Ses intérêts personnels, gravement engagés dans l’affaire, préoccupaient Du Paty. S’étant donné comme graphologue, il a affirmé que le bordereau est de l’écriture de Dreyfus, et, ainsi, a décidé Boisdeffre et Mercier. Qu’adviendra-t-il si l’enquête dont il est chargé, l’instruction ultérieure échouent, comme a déjà échoué l’épreuve de la dictée ? Quelle humiliation ! Il connaît trop bien les mœurs militaires pour ne pas prévoir que le bouc émissaire, ce sera lui. Il n’a pas été le seul à se méprendre, mais il portera tout le poids de la faute commune. Il était jalousé, craint, point aimé, médiocrement estimé, tant pour son caractère hautain et orgueilleux que pour de louches histoires privées, une vilaine aventure, qui faisait l’objet d’un fâcheux dossier à la préfecture de police[1]. Au lieu de la gloire rêvée, quelle disgrâce !

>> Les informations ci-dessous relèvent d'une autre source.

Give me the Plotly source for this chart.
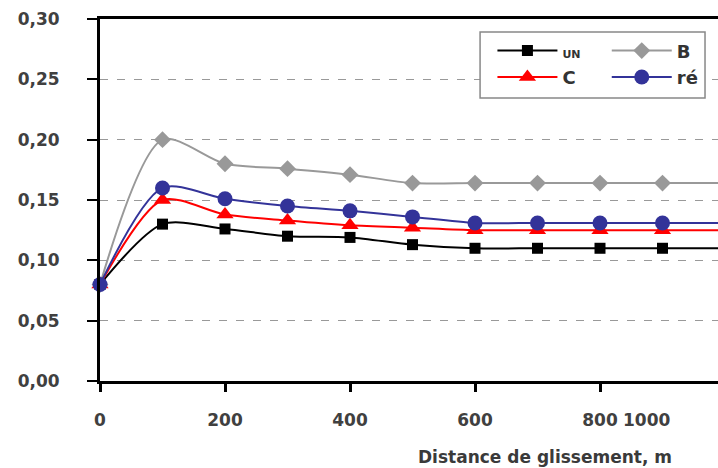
import plotly.graph_objects as go

distance = [0, 100, 200, 300, 400, 500, 600, 700, 800, 900, 1000]
series_un = [0.080, 0.130, 0.126, 0.120, 0.119, 0.113, 0.110, 0.110, 0.110, 0.110, 0.110]
series_b = [0.080, 0.200, 0.180, 0.176, 0.171, 0.164, 0.164, 0.164, 0.164, 0.164, 0.164]
series_c = [0.080, 0.150, 0.138, 0.133, 0.129, 0.127, 0.125, 0.125, 0.125, 0.125, 0.125]
series_re = [0.080, 0.160, 0.151, 0.145, 0.141, 0.136, 0.131, 0.131, 0.131, 0.131, 0.131]

x_tickvals = [0, 200, 400, 600, 800]
x_ticktext = ["0", "200", "400", "600", "800"]
y_tickvals = [0, 0.05, 0.10, 0.15, 0.20, 0.25, 0.30]
y_ticktext = ["0,00", "0,05", "0,10", "0,15", "0,20", "0,25", "0,30"]
extra_x_label = "1000"
x_title = "Distance de glissement, m"

fig = go.Figure()

def add(name, y, color, symbol, size, legend):
    fig.add_trace(go.Scatter(
        x=distance, y=y, name=name, mode="lines+markers",
        line=dict(color=color, width=2, shape="spline", smoothing=0.8),
        marker=dict(color=color, symbol=symbol, size=size),
        cliponaxis=False, legend=legend,
    ))

add("<span style='font-size:11px'>UN</span>", series_un, "#000000", "square", 11, "legend")
add("B", series_b, "#999999", "diamond", 13, "legend2")
add("C", series_c, "#ff0000", "triangle-up", 15, "legend")
add("ré", series_re, "#333399", "circle", 15, "legend2")

tick_font = dict(family="DejaVu Sans", size=17, color="#404040", weight="bold")
leg_font = dict(family="DejaVu Sans", size=18, color="#333333", weight="bold")

fig.update_layout(
    width=718, height=468,
    margin=dict(l=100, r=0, t=19, b=87),
    plot_bgcolor="white", paper_bgcolor="white",
    showlegend=True,
    font=tick_font,
    legend=dict(x=0.635, y=0.963, xanchor="left", yanchor="top",
                bgcolor="rgba(0,0,0,0)", itemwidth=60,
                font=leg_font, tracegroupgap=2),
    legend2=dict(x=0.82, y=0.963, xanchor="left", yanchor="top",
                 bgcolor="rgba(0,0,0,0)", itemwidth=60,
                 font=leg_font, tracegroupgap=2),
    shapes=[dict(type="rect", xref="paper", yref="paper",
                 x0=0.615, x1=0.979, y0=0.782, y1=0.964,
                 line=dict(color="#888888", width=1.5),
                 fillcolor="white", layer="above")],
    annotations=[
        dict(text=extra_x_label, xref="x", yref="paper", x=875, y=0,
             yshift=-39, showarrow=False, xanchor="center", yanchor="middle",
             font=tick_font),
        dict(text=x_title, xref="paper", yref="paper",
             x=(545 - 100) / 618, y=0, yshift=-76, showarrow=False,
             xanchor="center", yanchor="middle",
             font=dict(family="DejaVu Sans", size=17, color="#3a3a3a", weight="bold")),
    ],
)

fig.update_xaxes(
    range=[0, 988.8], tickvals=x_tickvals, ticktext=x_ticktext,
    showgrid=False, zeroline=False, automargin=False,
    showline=True, linecolor="black", linewidth=3, mirror=True,
    ticks="outside", ticklen=8, tickwidth=3, tickcolor="black",
    ticklabelstandoff=14,
    tickfont=tick_font,
)
fig.update_yaxes(
    range=[0, 0.30], tickvals=y_tickvals, ticktext=y_ticktext,
    showgrid=True, gridcolor="#999999", gridwidth=1, griddash="8px,9px",
    zeroline=False, automargin=False,
    showline=True, linecolor="black", linewidth=3,
    ticks="outside", ticklen=10, tickwidth=2, tickcolor="black",
    ticklabelstandoff=24,
    tickfont=tick_font,
)

fig.write_html("out.html", config={"displayModeBar": False},
               post_script="document.body.style.margin='0';document.body.style.overflow='hidden';")
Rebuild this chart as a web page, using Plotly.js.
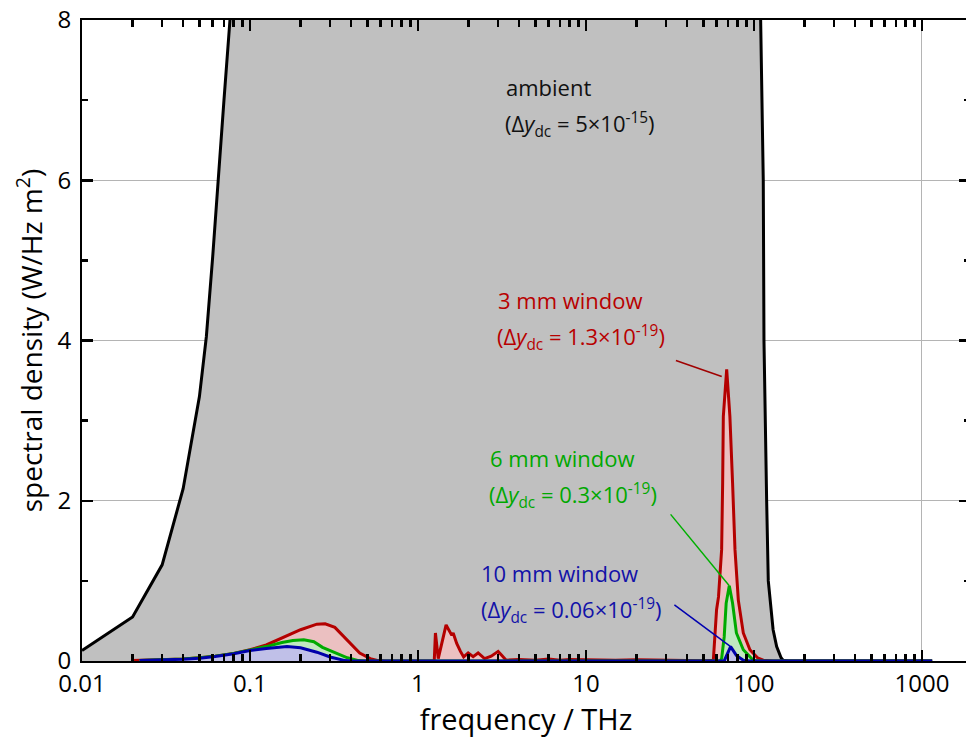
<!DOCTYPE html>
<html>
<head>
<meta charset="utf-8">
<script src="https://cdn.plot.ly/plotly-3.0.1.min.js"></script>
<style>
html,body{margin:0;padding:0;overflow:hidden;background:#fff;}
#chart{width:972px;height:740px;}
</style>
</head>
<body>
<div id="chart"></div>
<script>
// ---- data (frequency in THz, spectral density in W/(Hz m^2)) ----
const ambientFreq = [0.01, 0.02, 0.03, 0.04, 0.05, 0.055, 0.06, 0.0645, 0.07, 0.076, 0.08, 0.1, 1, 10, 100, 105, 109.6, 113.6, 114.7, 119, 121.7, 130, 136.5, 145, 149, 160, 1150];
const ambientVal  = [0.13, 0.55, 1.2, 2.15, 3.3, 4.05, 5.05, 6.0, 7.0, 8.0, 8.6, 13.5, 40, 40, 40, 12, 8.0, 6.0, 4.0, 2.0, 1.0, 0.39, 0.18, 0.04, 0.01, 0, 0];

const win3Freq = [0.02, 0.03, 0.04, 0.05, 0.062, 0.08, 0.1, 0.125, 0.155, 0.2, 0.25, 0.28, 0.32, 0.387, 0.45, 0.52, 0.58, 0.65, 1.25, 1.27, 1.32, 1.47, 1.54, 1.59, 1.62, 1.70, 1.79, 1.87, 1.99, 2.13, 2.28, 2.49, 2.73, 3.0, 3.14, 3.35, 4, 5, 6, 7, 8, 10, 12, 15, 20, 30, 40, 50, 57.3, 58.5, 59.9, 61.5, 64.2, 65.1, 65.7, 68.8, 71.9, 74.6, 77.1, 80.7, 86.4, 94.6, 105, 113.6, 130, 1150];
const win3Val  = [0.005, 0.012, 0.025, 0.04, 0.06, 0.095, 0.14, 0.2, 0.29, 0.39, 0.46, 0.465, 0.42, 0.24, 0.1, 0.03, 0.005, 0, 0, 0.35, 0.03, 0.45, 0.37, 0.32, 0.35, 0.22, 0.12, 0.05, 0.10, 0.055, 0.10, 0.03, 0.06, 0.12, 0.075, 0.01, 0.02, 0.01, 0.025, 0.01, 0.02, 0.015, 0.02, 0.01, 0.015, 0.008, 0.005, 0.003, 0.01, 0.26, 0.64, 0.8, 1.39, 2.22, 3.05, 3.64, 3.05, 2.22, 1.39, 0.76, 0.35, 0.14, 0.04, 0.01, 0, 0];

const win6Freq = [0.022, 0.03, 0.04, 0.05, 0.062, 0.08, 0.1, 0.125, 0.155, 0.18, 0.209, 0.24, 0.27, 0.322, 0.38, 0.443, 0.5, 63, 64.2, 66.5, 68.3, 71.3, 74.6, 78.6, 86.4, 99, 110, 1150];
const win6Val  = [0.005, 0.012, 0.025, 0.04, 0.06, 0.095, 0.135, 0.18, 0.23, 0.255, 0.265, 0.24, 0.17, 0.10, 0.04, 0.005, 0, 0, 0.03, 0.30, 0.72, 0.94, 0.72, 0.35, 0.14, 0.01, 0, 0];

const win10Freq = [0.022, 0.03, 0.04, 0.05, 0.062, 0.08, 0.1, 0.125, 0.166, 0.2, 0.25, 0.3, 0.369, 0.4, 66, 66.8, 69.5, 72.6, 78.6, 86.4, 95, 1150];
const win10Val  = [0.005, 0.012, 0.022, 0.035, 0.055, 0.09, 0.13, 0.155, 0.18, 0.165, 0.11, 0.05, 0.005, 0, 0, 0.01, 0.1, 0.18, 0.07, 0.01, 0, 0];

// leader lines from labels to peaks
const lead3Freq = [34.3, 64.3],  lead3Val = [3.75, 3.55];
const lead6Freq = [31.9, 71.3],  lead6Val = [1.83, 0.94];
const lead10Freq = [33.6, 72.6], lead10Val = [0.70, 0.18];

const xTickVals = [0.01, 0.1, 1, 10, 100, 1000];
const xTickText = ['0.01', '0.1', '1', '10', '100', '1000'];
const xMinorVals = [0.02, 0.03, 0.04, 0.05, 0.06, 0.07, 0.08, 0.09,
                    0.2, 0.3, 0.4, 0.5, 0.6, 0.7, 0.8, 0.9,
                    2, 3, 4, 5, 6, 7, 8, 9,
                    20, 30, 40, 50, 60, 70, 80, 90,
                    200, 300, 400, 500, 600, 700, 800, 900];
const yTickVals = [0, 2, 4, 6, 8];
const yMinorVals = [1, 3, 5, 7];

const labels = [
  {lines: ['ambient', '(Δ<i>y</i><sub>dc</sub> = 5×10<sup>-15</sup>)'], logx: [0.512, 0.505], y: [7.16, 6.7], color: '#111111'},
  {lines: ['3 mm window', '(Δ<i>y</i><sub>dc</sub> = 1.3×10<sup>-19</sup>)'], logx: [0.464, 0.458], y: [4.5, 4.04], color: '#b80000'},
  {lines: ['6 mm window', '(Δ<i>y</i><sub>dc</sub> = 0.3×10<sup>-19</sup>)'], logx: [0.418, 0.409], y: [2.53, 2.07], color: '#00a800'},
  {lines: ['10 mm window', '(Δ<i>y</i><sub>dc</sub> = 0.06×10<sup>-19</sup>)'], logx: [0.361, 0.361], y: [1.1, 0.63], color: '#1212a8'}
];

const FONT = '"Open Sans", "DejaVu Sans", sans-serif';

const traces = [
  {x: ambientFreq, y: ambientVal, mode: 'lines', fill: 'tozeroy', fillcolor: '#c0c0c0',
   line: {color: '#000000', width: 3}},
  {x: win3Freq, y: win3Val, mode: 'lines', fill: 'tozeroy', fillcolor: '#ebc0c1',
   line: {color: '#b40000', width: 3}},
  {x: win6Freq, y: win6Val, mode: 'lines', fill: 'tozeroy', fillcolor: '#c0e8c0',
   line: {color: '#00aa00', width: 3}},
  {x: win10Freq, y: win10Val, mode: 'lines', fill: 'tozeroy', fillcolor: '#c0c0e8',
   line: {color: '#0000aa', width: 3}},
  {x: lead3Freq, y: lead3Val, mode: 'lines', line: {color: '#a00000', width: 1.5}},
  {x: lead6Freq, y: lead6Val, mode: 'lines', line: {color: '#00b000', width: 1.5}},
  {x: lead10Freq, y: lead10Val, mode: 'lines', line: {color: '#0000b0', width: 1.5}}
];

const annotations = [];
labels.forEach(l => {
  l.lines.forEach((t, i) => {
    annotations.push({x: l.logx[i], y: l.y[i], xref: 'x', yref: 'y', text: t, showarrow: false,
      xanchor: 'left', yanchor: 'middle', font: {family: FONT, size: 22, color: l.color}});
  });
});

const axisCommon = {
  showline: true, linecolor: '#000', linewidth: 2, mirror: 'ticks',
  ticks: 'inside', ticklen: 11, tickwidth: 2.5, tickcolor: '#000',
  showgrid: true, gridcolor: '#b4b4b4', gridwidth: 1, zeroline: false,
  tickfont: {family: FONT, size: 24, color: '#000'}
};

const layout = {
  width: 972, height: 740,
  margin: {l: 82, r: 2, t: 20, b: 79},
  paper_bgcolor: '#fff', plot_bgcolor: '#fff',
  showlegend: false, hovermode: false,
  font: {family: FONT, color: '#000'},
  xaxis: Object.assign({}, axisCommon, {
    type: 'log', range: [-2, 3.286],
    tickmode: 'array', tickvals: xTickVals, ticktext: xTickText,
    minor: {tickmode: 'array', tickvals: xMinorVals, ticks: 'inside', ticklen: 7, tickwidth: 2.5, tickcolor: '#000', showgrid: false},
    title: {text: 'frequency / THz', font: {family: FONT, size: 29, color: '#000'}, standoff: 3}
  }),
  yaxis: Object.assign({}, axisCommon, {
    range: [0, 8], tickmode: 'array', tickvals: yTickVals,
    minor: {tickmode: 'array', tickvals: yMinorVals, ticks: 'inside', ticklen: 6, tickwidth: 2.5, tickcolor: '#000', showgrid: false},
    ticklabelstandoff: 4,
    title: {text: 'spectral density (W/Hz m<sup>2</sup>)', font: {family: FONT, size: 28, color: '#000'}, standoff: 7}
  }),
  annotations: annotations
};

Plotly.newPlot('chart', traces, layout, {staticPlot: true, displayModeBar: false});
</script>
</body>
</html>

Dirai-je qu’après avoir cru, avec tous les autres, légèrement, mais sincèrement, à la trahison de Dreyfus, il a cessé d’y croire ? Très exactement, à ce moment précis, sa conviction primitive, faite de ses haines d’antisémite et de sa confiance en sa propre infaillibilité graphologique, n’est qu’ébranlée. Or, au lieu de s’en réjouir, il s’en inquiète. L’affreux malheur de l’homme, s’il est innocent, ne le trouble pas, ni la catastrophe de toute

  1. Cass., I, 342 et 344, Cuignet ; I, 336, Barthou, — S’étant, dit l’enquêteur, fait adresser des lettres par une jeune fille riche qu’il courtisait, « Du Paty de Clam mit à prix la restitution d’une de ces lettres » ; au surplus, « il imitait les écritures à la perfection ». (Cass., III, 272, Manau.)